In the New Testament, we also have another Joseph. Twice, he is presented to us to be having a very important dream. The first is today’s Gospel. The second is usually read during the Feast of the Holy Innocents, commemorating the day when countless boys, a day until two years old, were massacred by King Herod. Because of his first dream, Joseph came to know that it was truly God’s Son that Mary conceived in her womb. Because of the second, Joseph came to know that it was truly God’s Son that Herod sought and wanted to kill. Because of both dreams, Jesus, the Son of God, was saved from certain death. Interestingly, though in a different meaning, the Savior of humankind had first to be saved by a man.
The two Josephs were not daydreamers. They became great channels of God’s saving action because they woke up from their dreams and obeyed as they were instructed by God. Had they not woken up from their sleep, their dreams (that were also God’s dreams) would not have come true.

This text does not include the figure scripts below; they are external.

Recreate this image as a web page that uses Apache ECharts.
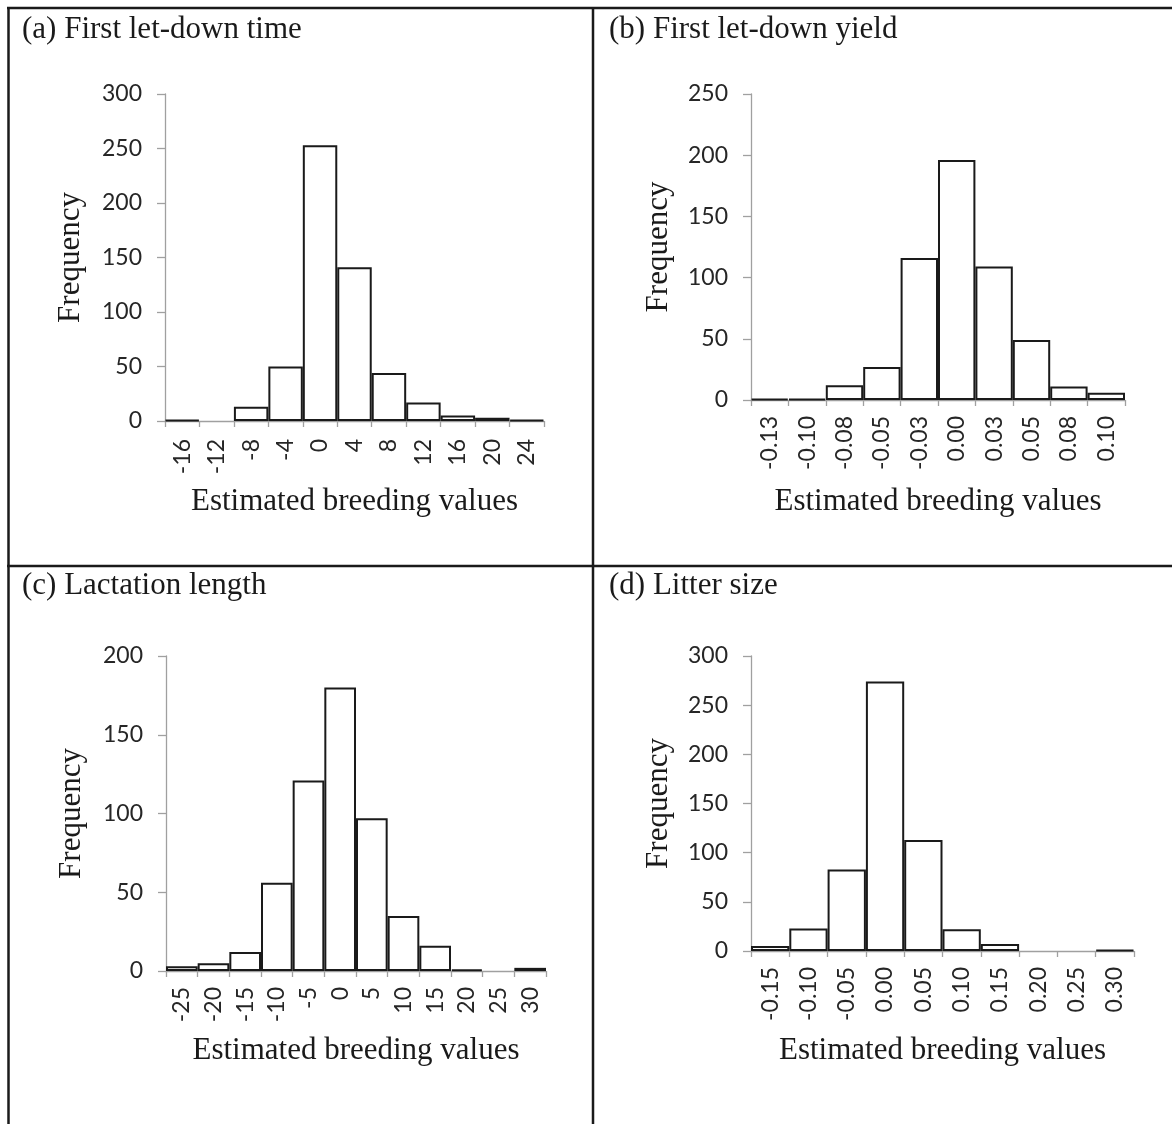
<!DOCTYPE html>
<html>
<head>
<meta charset="utf-8">
<script src="https://cdn.jsdelivr.net/npm/echarts@6/dist/echarts.min.js"></script>
<style>
  html, body { margin: 0; padding: 0; background: #fff; }
  #main { width: 1172px; height: 1124px; }
</style>
</head>
<body>
<div id="main"></div>
<script>
// bin labels and frequencies
const catsA = ['-16', '-12', '-8', '-4', '0', '4', '8', '12', '16', '20', '24'];
const freqA = [1, 0, 13, 50, 253, 141, 44, 17, 5, 3, 1];

const catsB = ['-0.13', '-0.10', '-0.08', '-0.05', '-0.03', '0.00', '0.03', '0.05', '0.08', '0.10'];
const freqB = [1, 1, 12, 27, 116, 196, 109, 49, 11, 6];

const catsC = ['-25', '-20', '-15', '-10', '-5', '0', '5', '10', '15', '20', '25', '30'];
const freqC = [3, 5, 12, 56, 121, 180, 97, 35, 16, 1, 0, 2];

const catsD = ['-0.15', '-0.10', '-0.05', '0.00', '0.05', '0.10', '0.15', '0.20', '0.25', '0.30'];
const freqD = [5, 23, 83, 274, 113, 22, 7, 0, 0, 1];

const yMaxes = [300, 250, 200, 300];
const titles = ['(a) First let-down time', '(b) First let-down yield', '(c) Lactation length', '(d) Litter size'];
const xName = 'Estimated breeding values';
const yName = 'Frequency';

const serif = 'Liberation Serif';
const sans = 'Lato';
const axisGray = '#a0a0a0';
const ink = '#1a1a1a';

var chart = echarts.init(document.getElementById('main'), null, { renderer: 'canvas' });

// plot boxes: left, top, right, bottom (px)
const boxes = [
  [165, 94, 544, 421],
  [751, 94, 1125, 400],
  [166, 656, 546, 971],
  [751, 656, 1134, 951]
];
const xGaps = [65, 86, 64, 84];
const yGaps = [79, 77, 79, 77];
const labelMargins = [18, 16, 16, 16];

const allCats = [catsA, catsB, catsC, catsD];
const allFreq = [freqA, freqB, freqC, freqD];

var grids = [], xAxes = [], yAxes = [], series = [];
for (let i = 0; i < 4; i++) {
  const b = boxes[i];
  grids.push({
    left: b[0], top: b[1], width: b[2] - b[0], height: b[3] - b[1],
    containLabel: false, outerBoundsMode: 'none'
  });
  xAxes.push({
    type: 'category',
    gridIndex: i,
    data: allCats[i],
    boundaryGap: true,
    name: xName,
    nameLocation: 'middle',
    nameGap: xGaps[i],
    nameTextStyle: { fontFamily: serif, fontSize: 31, color: ink, verticalAlign: 'top' },
    axisLine: { show: true, lineStyle: { color: axisGray, width: 1.3 } },
    axisTick: { show: true, length: 6, interval: 0, lineStyle: { color: axisGray, width: 1.3 } },
    axisLabel: {
      interval: 0, rotate: 90, margin: labelMargins[i],
      fontFamily: sans, fontSize: 23, color: '#262626'
    },
    splitLine: { show: false }
  });
  yAxes.push({
    type: 'value',
    gridIndex: i,
    min: 0, max: yMaxes[i], interval: 50,
    name: yName,
    nameLocation: 'middle',
    nameGap: yGaps[i],
    nameTextStyle: { fontFamily: serif, fontSize: 31, color: ink },
    axisLine: { show: true, lineStyle: { color: axisGray, width: 1.3 } },
    axisTick: { show: true, length: 8, lineStyle: { color: axisGray, width: 1.3 } },
    axisLabel: { margin: 23, fontFamily: sans, fontSize: 23, color: '#262626' },
    splitLine: { show: false }
  });
  series.push({
    type: 'bar',
    xAxisIndex: i,
    yAxisIndex: i,
    barCategoryGap: '0%',
    data: allFreq[i].map(v => v === 0 ? '-' : v),
    itemStyle: { color: '#ffffff', borderColor: ink, borderWidth: 2 },
    animation: false
  });
}

const titlePos = [[22, 14], [609, 14], [22, 570], [609, 570]];
var titleOpts = titles.map((t, i) => ({
  text: t, left: titlePos[i][0], top: titlePos[i][1], padding: 0,
  textStyle: { fontFamily: serif, fontSize: 31, fontWeight: 'normal', color: ink }
}));

// table rules around the four panels
const rule = { stroke: ink, lineWidth: 2.5 };
var graphics = [
  { type: 'line', shape: { x1: 7, y1: 8, x2: 1172, y2: 8 }, style: rule },
  { type: 'line', shape: { x1: 8.5, y1: 7, x2: 8.5, y2: 1124 }, style: rule },
  { type: 'line', shape: { x1: 593, y1: 7, x2: 593, y2: 1124 }, style: rule },
  { type: 'line', shape: { x1: 7, y1: 566, x2: 1172, y2: 566 }, style: rule }
];

chart.setOption({
  animation: false,
  backgroundColor: '#ffffff',
  title: titleOpts,
  grid: grids,
  xAxis: xAxes,
  yAxis: yAxes,
  series: series,
  graphic: graphics
});
</script>
</body>
</html>
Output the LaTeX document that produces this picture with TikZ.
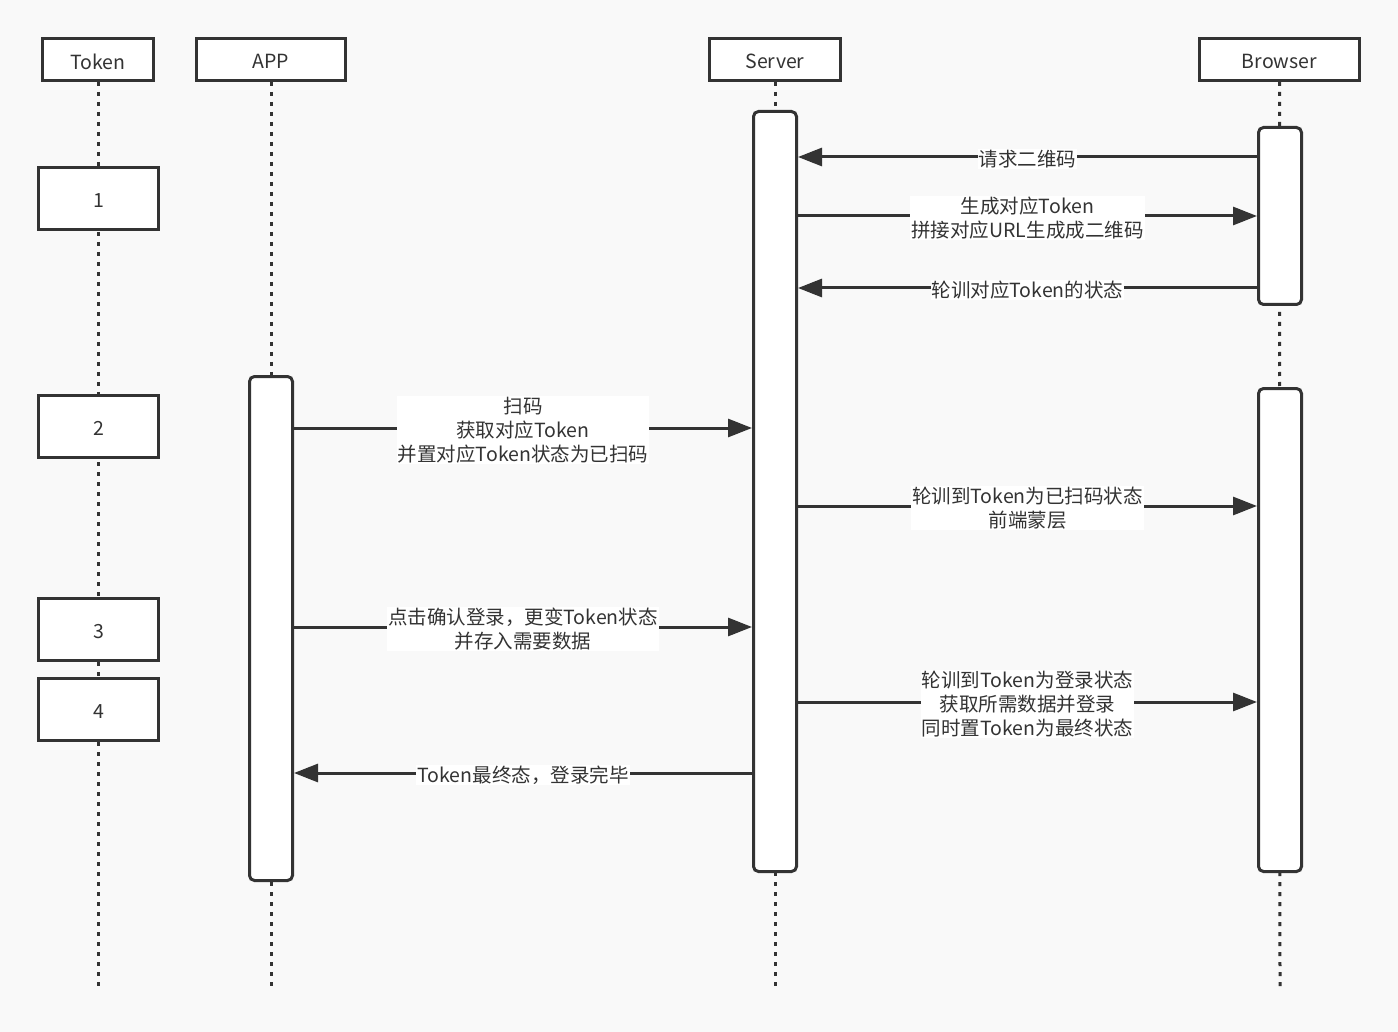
\documentclass[tikz,border=0pt]{standalone}
\usepackage{fontspec}
\setmainfont{Noto Sans CJK SC}
\usetikzlibrary{arrows.meta}
\definecolor{ink}{HTML}{333333}
\definecolor{bgc}{HTML}{F9F9F9}
\newcommand{\lowtxt}[1]{\raisebox{-2pt}[\height][\depth]{#1}}
\begin{document}
\begin{tikzpicture}[x=1pt,y=-1pt,
  every node/.style={font=\fontsize{19.5}{24}\selectfont, text=ink},
  head/.style={draw=ink, line width=3pt, fill=white, minimum height=42pt, inner sep=0pt},
  tbox/.style={draw=ink, line width=3pt, fill=white, minimum width=120pt, minimum height=62pt, inner sep=0pt},
  act/.style={draw=ink, line width=3pt, fill=white, rounded corners=5pt, minimum width=43pt, inner sep=0pt},
  life/.style={draw=ink, line width=3pt, dash pattern=on 4pt off 6pt},
  msg/.style={draw=ink, line width=3pt, -{Triangle[length=24pt,width=18pt]}},
  lbl/.style={fill=white, inner sep=1pt, align=center, yshift=-2pt}]
\fill[bgc] (0,0) rectangle (1398,1032);
\useasboundingbox (0,0) rectangle (1398,1032);
% headers
\node[head, minimum width=111pt] (tok) at (98,59.5) {\lowtxt{Token}};
\node[head, minimum width=149pt] (app) at (271,59.5) {\lowtxt{APP}};
\node[head, minimum width=131pt] (srv) at (775,59.5) {\lowtxt{Server}};
\node[head, minimum width=160pt] (brw) at (1279.5,59.5) {\lowtxt{Browser}};
% lifeline ends
\coordinate (tokEnd) at (98,990);
\coordinate (appEnd) at (271,990);
\coordinate (srvEnd) at (775,990);
\coordinate (brwEnd) at (1280,990);
\draw[life] (tok.south) -- (tokEnd);
\draw[life] (app.south) -- (appEnd);
\draw[life] (srv.south) -- (srvEnd);
\draw[life] (brw.south) -- (brwEnd);
% token states
\node[tbox] (t1) at (98.5,198.5) {\lowtxt{1}};
\node[tbox] (t2) at (98.5,426.5) {\lowtxt{2}};
\node[tbox] (t3) at (98.5,629.5) {\lowtxt{3}};
\node[tbox] (t4) at (98.5,709.5) {\lowtxt{4}};
% activation bars
\node[act, minimum height=504pt] (appA) at (271,628.5) {};
\node[act, minimum height=760pt] (srvA) at (775,491.5) {};
\node[act, minimum height=177pt] (brA) at (1280,216) {};
\node[act, minimum height=483pt] (brB) at (1280,630) {};
% messages
\draw[msg] (brA.west |- 0,157) -- (srvA.east |- 0,157)
  node[midway,lbl] {请求二维码};
\draw[msg] (srvA.east |- 0,216) -- (brA.west |- 0,216)
  node[midway,lbl] {生成对应Token\\拼接对应URL生成成二维码};
\draw[msg] (brA.west |- 0,288) -- (srvA.east |- 0,288)
  node[midway,lbl] {轮训对应Token的状态};
\draw[msg] (appA.east |- 0,428) -- (srvA.west |- 0,428)
  node[midway,lbl] {扫码\\获取对应Token\\并置对应Token状态为已扫码};
\draw[msg] (srvA.east |- 0,506) -- (brB.west |- 0,506)
  node[midway,lbl] {轮训到Token为已扫码状态\\前端蒙层};
\draw[msg] (appA.east |- 0,627) -- (srvA.west |- 0,627)
  node[midway,lbl] {点击确认登录，更变Token状态\\并存入需要数据};
\draw[msg] (srvA.east |- 0,702) -- (brB.west |- 0,702)
  node[midway,lbl] {轮训到Token为登录状态\\获取所需数据并登录\\同时置Token为最终状态};
\draw[msg] (srvA.west |- 0,773) -- (appA.east |- 0,773)
  node[midway,lbl] {Token最终态，登录完毕};
\end{tikzpicture}
\end{document}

Yes, great dreams are great; they are, however, great only insofar as the dreamer wakes up and, with the guidance of God, make his dreams come true. Making dreams come true demands much though. Joseph 1 suffered violence from the hands of his own brothers. Joseph 2 had his own struggles in understanding and fulfilling his role as foster father of God’s own Son. They both had to sacrifice for their dreams. They were dreams worth sacrificing for because they were also God’s dreams.
Christmas is not running away from the harsh realities of our daily life and hiding in some fairytale land. It is not dreaming about a “white Christmas”. It is instead about waking up to a Christmas that may not be “white” at all. It is about waking up to the harsh realities of daily living but with a resolute spirit to fulfill the dreams we share with God. Christmas is not about dreaming. It is about waking up. Fr. Bobby T.
REFLECTION QUESTION: If we do not wake up from our dreams, we die of nightmare.
Lord Jesus, You are not a dream. You are real. You are as real as I am real. When I am tempted to keep dreaming about You, wake me up and help me fulfill Your dream that I become more and more like You instead. Amen.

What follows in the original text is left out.